For years we were in and out of each other's lives. Sometimes I would be in a relationship. Many times you would be with someone, but I thought the end result would be you and I.  That is what I thought the universe wanted. 

Days before the truth came out, you lay next to me and said, "You look like a real woman." Here we go with this again. You have accused me of NOT being a real woman so many times. What does that mean?

Why did I let you get in my head and questioned my femininity.  I didn't wear things cut up to there and down to there. No, I didn't really get the enhancements of silky hair and acrylic nails. No, I did not learn the magic of batting my eyes and getting men to do what I want. I was okay with the type of woman I am until you. If the lack of these things really makes me less of a woman why did I continually find you at my door? Your definition of my womanhood bounded my power and my love. I should have left it alone –but attraction is a monster that warps the senses.

You loved my intellect and hated it at the same time. You admit that you would love to wallow nude in my intellect.
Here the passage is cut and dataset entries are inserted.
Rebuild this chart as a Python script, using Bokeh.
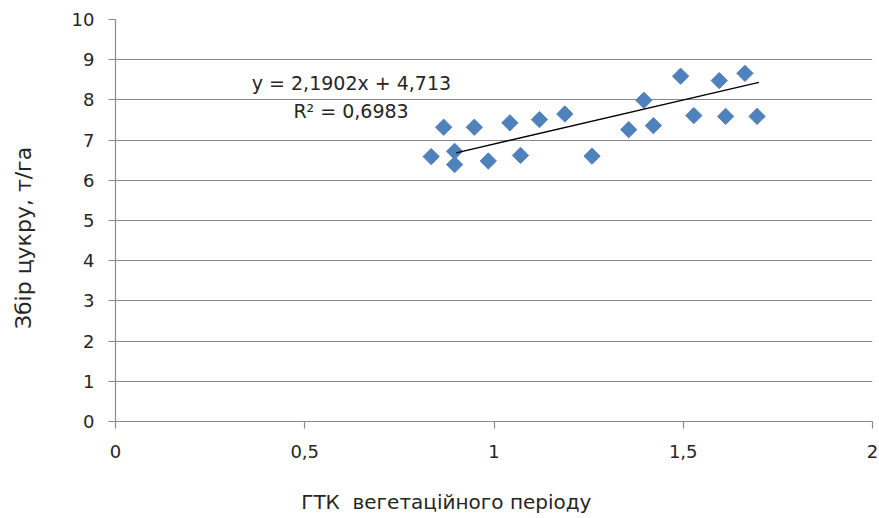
import math
from bokeh.plotting import figure
from bokeh.models import ColumnDataSource, FixedTicker, Label, Range1d
from bokeh.embed import file_html
from bokeh.resources import INLINE

# Data
gtk = [0.834, 0.867, 0.896, 0.896, 0.948, 0.985, 1.042, 1.070, 1.120, 1.187,
       1.259, 1.356, 1.396, 1.421, 1.493, 1.528, 1.595, 1.612, 1.663, 1.695]
sugar = [6.59, 7.32, 6.72, 6.39, 7.32, 6.48, 7.43, 6.62, 7.51, 7.65,
         6.60, 7.26, 7.99, 7.36, 8.59, 7.61, 8.48, 7.59, 8.66, 7.59]
slope = 2.1902
intercept = 4.713
trend_x = [0.9, 1.7]
r2_text = "R² = 0,6983"
eq_text = "y = 2,1902x + 4,713"
x_title = "ГТК\u00a0 вегетаційного періоду"
y_title = "Збір цукру, т/га"
x_ticks = [0, 0.5, 1, 1.5, 2]
x_tick_labels = ["0", "0,5", "1", "1,5", "2"]
y_ticks = list(range(0, 11))

FONT = "DejaVu Sans"
TXT = "#262626"
GRID = "#8a8a8a"
NB = "\u00a0"

p = figure(width=879, height=518, output_backend="svg", toolbar_location=None,
           x_range=Range1d(0, 2), y_range=Range1d(0, 10))
p.min_border_left = 115
p.min_border_right = 7
p.min_border_top = 19
p.min_border_bottom = 97
p.outline_line_color = None
p.background_fill_color = "white"
p.border_fill_color = "white"

src = ColumnDataSource(dict(x=gtk, y=sugar))
p.scatter("x", "y", source=src, marker="square", angle=math.pi / 4, size=11.5,
          fill_color="#4F81BD", line_color="#4F81BD")

p.line(trend_x, [slope * v + intercept for v in trend_x],
       line_color="black", line_width=1.3)

p.add_layout(Label(x=0.36, y=8.41, text=eq_text, text_font=FONT, text_font_size="19px",
                   text_color=TXT, text_baseline="middle"))
p.add_layout(Label(x=0.47, y=7.72, text=r2_text, text_font=FONT, text_font_size="19px",
                   text_color=TXT, text_baseline="middle"))

p.xgrid.visible = False
p.ygrid.grid_line_color = GRID
p.ygrid.grid_line_width = 1.2

p.xaxis.ticker = FixedTicker(ticks=x_ticks)
p.xaxis.major_label_overrides = {t: l for t, l in zip(x_ticks, x_tick_labels)}
p.yaxis.ticker = FixedTicker(ticks=y_ticks)

for ax in (p.xaxis, p.yaxis):
    ax.axis_line_color = GRID
    ax.axis_line_width = 1.2
    ax.major_tick_line_color = GRID
    ax.major_tick_line_width = 1.2
    ax.major_tick_out = 7
    ax.major_tick_in = 0
    ax.minor_tick_line_color = None
    ax.major_label_text_font = FONT
    ax.major_label_text_font_size = "18px"
    ax.major_label_text_color = TXT
    ax.axis_label_text_font = FONT
    ax.axis_label_text_font_style = "normal"
    ax.axis_label_text_color = TXT

p.yaxis.major_label_standoff = 14
p.xaxis.major_label_standoff = 16

# Titles sit off-centre in the reference; trailing no-break spaces shift them
p.xaxis.axis_label = x_title + NB * 15
p.xaxis.axis_label_text_font_size = "20px"
p.xaxis.axis_label_standoff = 29
p.yaxis.axis_label = y_title + NB * 5
p.yaxis.axis_label_text_font_size = "22px"
p.yaxis.axis_label_standoff = 33

open("out.html", "w").write(file_html(p, INLINE))
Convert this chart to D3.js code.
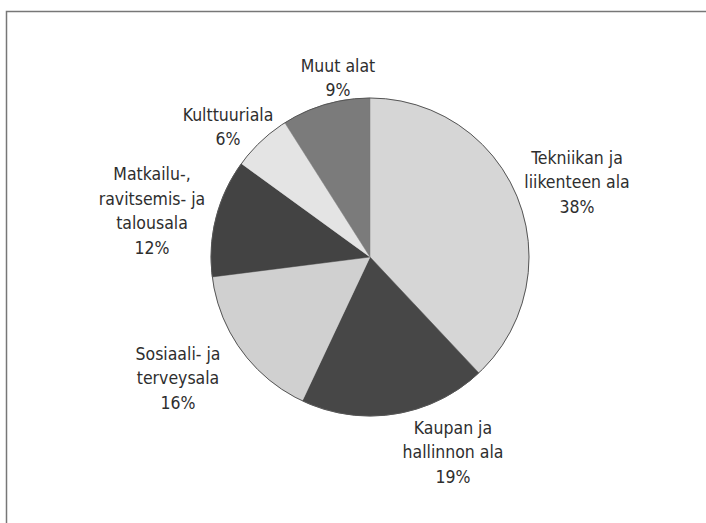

It scared you and to compensate your fear, you would attack my womanhood and tell me that I could never tame you – “I am wild and free.” Well so was I.

It's too bad. You knew me deeply, loved me deeply, but you could not commit to me. Maybe you knew you couldn't live within my standards, which were simply, live fully, love fully, and be open and honest.

LOVE – Love is easy and natural. Commitment? Well, that takes courage and determination.

For days after reading that post I felt less beautiful, unwanted, unloved and alone. Time, understanding and prayer raised me above that, but I cannot help once in a while to go back to that memory and ask how can you love so deep and treat someone so conniving.

The good of it all is if I didn't get the message before, I got it now. Hope you found the real woman you wanted. Me? Still looking for that real man.